Date: Friday, November 20, 2009
Author: Laurence Fletcher, Reuters

Hedge fund investors stuck in products with illiquid assets are increasingly seeing interest in their stakes from specialist private equity or other buyers as markets recover, according to broker Tullett Prebon (TLPR.L).

Head of alternative investments at the British firm, Neil Campbell, said the global market for hedge fund secondaries has grown to several billion dollars a year, and is attracting bargain-hunters willing to take exposure to hard-to-sell assets.

"Prices have risen since the start of the year ... but there are still a lot of sellers in the wings," he said in an interview. "There's a huge overhang."

Some niche firms are buying these stakes at discounted prices, willing to wait months or years until a fund winds up, hoping they've picked up a bargain when they are finally paid out. Campbell said the firm regularly spoke to around six such funds, as well as other buyers.

The market has developed after the turmoil of 2008, when many funds were unable to meet requests to return client money and instead limited or suspended redemptions. Worst affected were funds which had loaded up on illiquid assets such as debt in struggling sectors or certain emerging markets assets.

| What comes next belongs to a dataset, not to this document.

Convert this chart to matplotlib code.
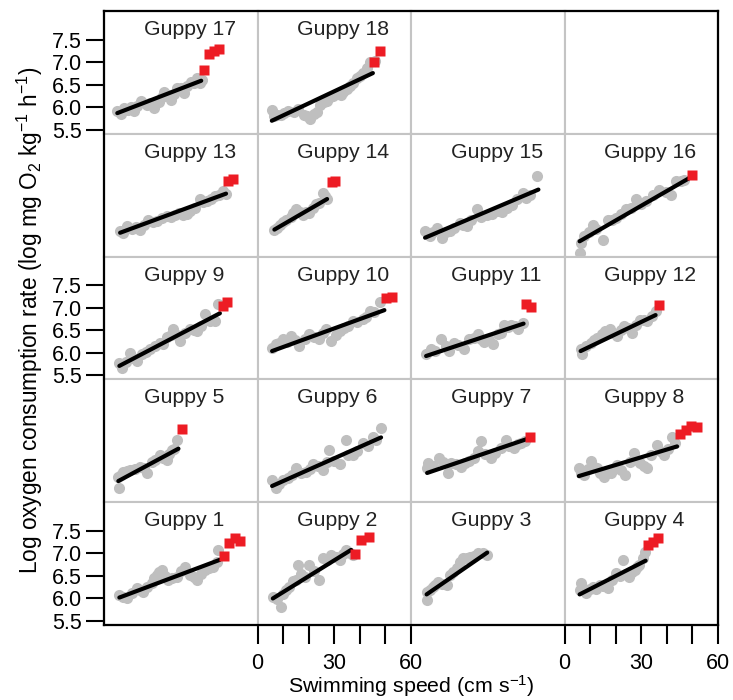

The price buyers are willing to pay has risen this year, Campbell said, reflecting improvement in the industry as a whole as investors return and performance has picked up.

A large overhang of stock remains, but new buyers such as niche private equity firms are entering the market and, after doing their homework, are prepared to hold the acquired stakes until a fund winds up, Campbell said.

Investors either barred from exiting a fund by redemption restrictions or subject to long lock-ups must get the hedge fund manager's permission before selling on their holding.

"There are ... specialist buyers who buy a position in a fund getting wound up. They look at it like an annuity and hope they get more than par... Niche funds have set up to do this and raised capital for this opportunity."


While deals are far rarer than in listed markets, Tullett's transaction volumes rose around 25 percent between the first and second quarters and about 35 percent between the second and third. The firm has done around 50 such deals this year.

Separately, rival Hedgebay, which also provides a market in hedge fund secondaries, said the average price of trades rose by 400 basis points in October to nearly 87 percent of net asset value for funds that hadn't suspended redemption rights.

Campbell said the large number of sellers of hedge fund secondaries at the moment was partly due to investors book-tidying near the end of the year, and partly due to money trapped in side pockets -- illiquid investments that are separated off from the main portfolio.

Side pockets can hold niche assets such as hard-to-value mortgage debt, emerging market securities or even very large stakes in listed companies and can take years to wind down.

"There's still a huge amount of overhang in side pockets. It could be a stake in a shipping company or a loan to a mine. It will be years, not six months (before these are wound down)."